Hi all, i would like to know if it’s possible to Read Encrypted PDFs (by using a saved password) with/without the ‘Read PDF’ node?
My use-case:
IMAP (Download pdf attachments) > Read PDF (after decrypting with saved password) > other nodes…
Thanks.
lublak
December 17, 2020, 11:34am
2
Hi @shrey-42 ,
currenlty i working on a new Read PDF node.
opened 03:04PM - 09 Dec 20 UTC
**Describe the bug**
pdf-parse looks like complete unsupported and it use an … old pdf.js version.
**Expected behavior**
A maintained alternative of pdf-parse should used with newer pdf.js.
**Additional context**
Currently i'm look into it, if we just can use pdf.js without wrapper.

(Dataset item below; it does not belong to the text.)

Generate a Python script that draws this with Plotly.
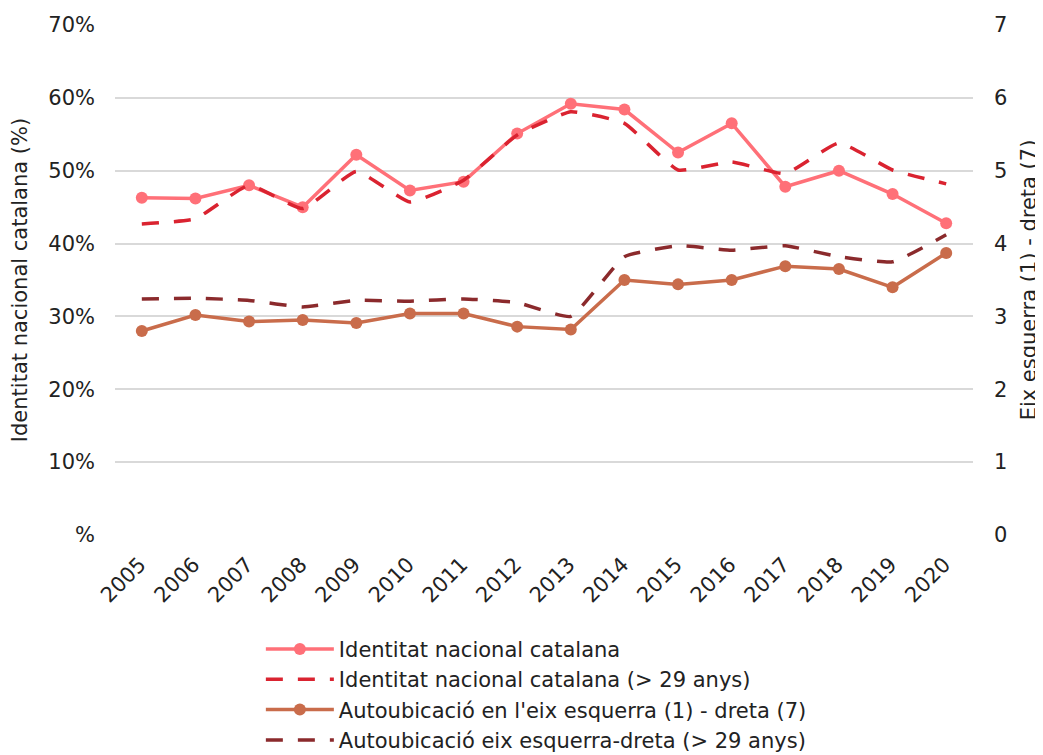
import plotly.graph_objects as go

years = [str(y) for y in range(2005, 2021)]
identitat = [46.3, 46.2, 48.0, 45.0, 52.2, 47.3, 48.5, 55.1, 59.2, 58.4, 52.5, 56.5, 47.8, 50.0, 46.8, 42.8]
identitat_29 = [42.7, 43.4, 48.0, 44.8, 49.9, 45.7, 48.7, 54.9, 58.1, 56.5, 50.1, 51.2, 49.6, 53.8, 50.1, 48.2]
autoubicacio = [2.80, 3.02, 2.93, 2.95, 2.91, 3.04, 3.04, 2.86, 2.82, 3.50, 3.44, 3.50, 3.69, 3.65, 3.40, 3.87]
autoubicacio_29 = [3.24, 3.25, 3.22, 3.13, 3.22, 3.21, 3.24, 3.19, 3.00, 3.82, 3.97, 3.91, 3.97, 3.82, 3.75, 4.12]

left_ticks = [0, 10, 20, 30, 40, 50, 60, 70]
left_labels = ["%", "10%", "20%", "30%", "40%", "50%", "60%", "70%"]
right_ticks = [0, 1, 2, 3, 4, 5, 6, 7]

FONT = "DejaVu Sans"
FS = 21
fig = go.Figure()
fig.add_trace(go.Scatter(x=years, y=identitat, name="Identitat nacional catalana",
                         mode="lines+markers", line=dict(color="#FF7078", width=3.5),
                         marker=dict(size=12, color="#FF7078"), yaxis="y"))
fig.add_trace(go.Scatter(x=years, y=identitat_29, name="Identitat nacional catalana (> 29 anys)",
                         mode="lines", line=dict(color="#DA2330", width=3.5, dash="17px,15px",
                                                 shape="spline", smoothing=0.4), yaxis="y"))
fig.add_trace(go.Scatter(x=years, y=autoubicacio, name="Autoubicació en l'eix esquerra (1) - dreta (7)",
                         mode="lines+markers", line=dict(color="#C96C4B", width=3.5),
                         marker=dict(size=12, color="#C96C4B"), yaxis="y2"))
fig.add_trace(go.Scatter(x=years, y=autoubicacio_29, name="Autoubicació eix esquerra-dreta (> 29 anys)",
                         mode="lines", line=dict(color="#8B2A2C", width=3.5, dash="17px,15px",
                                                 shape="spline", smoothing=0.4), yaxis="y2"))

# the page body adds an ~8px offset, so the figure is drawn 8px smaller
fig.update_layout(
    width=1035, height=747,
    margin=dict(l=107, r=70, t=17, b=220, autoexpand=False),
    paper_bgcolor="white", plot_bgcolor="white",
    font=dict(family=FONT, size=FS, color="#222222"),
    showlegend=True,
    legend=dict(x=0.17, y=-0.184, xanchor="left", yanchor="top", orientation="v",
                itemwidth=68, tracegroupgap=0,
                font=dict(family=FONT, size=FS, color="#222222"), bgcolor="rgba(0,0,0,0)"),
    xaxis=dict(type="category", tickangle=-45, showgrid=False, showline=False, zeroline=False,
               ticks="", range=[-0.5, 15.5], tickfont=dict(size=FS), ticklabelshift=-2,
               ticklabelstandoff=12, automargin=False),
    yaxis=dict(range=[0, 70], tickvals=left_ticks, ticktext=left_labels, showgrid=True,
               gridcolor="#D9D9D9", gridwidth=1.5, zeroline=False, showline=False, ticks="",
               ticklabelstandoff=19, automargin=False,
               title=dict(text="Identitat nacional catalana (%)", font=dict(size=FS), standoff=14),
               tickfont=dict(size=FS)),
    yaxis2=dict(range=[0, 7], tickvals=right_ticks, overlaying="y", side="right", showgrid=False,
                zeroline=False, showline=False, ticks="", ticklabelstandoff=20, automargin=False,
                title=dict(text="Eix esquerra (1) - dreta (7)", font=dict(size=FS), standoff=14),
                tickfont=dict(size=FS)),
)

fig.write_html("out.html")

Since pdf.js closed some issues.
I copied the tests of pdf-parse and write a new wrapper based on the new version with the npm package https://www.npmjs.com/package/pdfjs-dist. I make a pull request if it is simple to integrate.
**Some links**
https://github.com/n8n-io/n8n/blob/master/packages/nodes-base/package.json
https://github.com/n8n-io/n8n/blob/master/packages/nodes-base/nodes/ReadPdf.node.ts
https://gitlab.com/autokent/pdf-parse
**Update 2020-12-17**
I readed alot about transform in textContent and how to read pdf with pdfjs.
I implemented a dirty js library to test it out and it works fine.
Currently i try to implement a tool that get some outline information (bookmarks).
After that i translate to code to typescript.
But at the moment I don’t know whether I should create an external library with a test environment which will then be integrated or whether the implementation should be built directly into the node direct on pdfjs without extra dependencies
**Update 2021-02-02**
Through other projects, it took a little longer, but the rewriting in typescript is progressing. It just depends on this pull request:
https://github.com/DefinitelyTyped/DefinitelyTyped/pull/50979
**Update 2021-04-15**
Sorry for the delay, but I have now built a typescript project.
(https://github.com/lublak/pdfdataextract)
There are still 3.5 things missing.
**Update 2022-01-17**
And another delay (sry). But the development has begun and we are gradually replacing it. Plus more functions that were missing will be added.
Other functions will also follow, but they still need a bit of work: https://github.com/lublak/pdfdataextract/tree/contentinfoextractor
**Todos**
- [x] tests (jest is already done, only pdf examples are missing)
- [x] npm release
- [ ] rewriting the current node
and the 3.5 thing:
- [x] improve the code
PDF.js supports password protected pdfs.
So i included it in the new node.
But at the moment I don’t know whether I should create an external library with a test environment which will then be integrated or whether the implementation should be built directly into the node direct on pdfjs.
have u got solution for this ??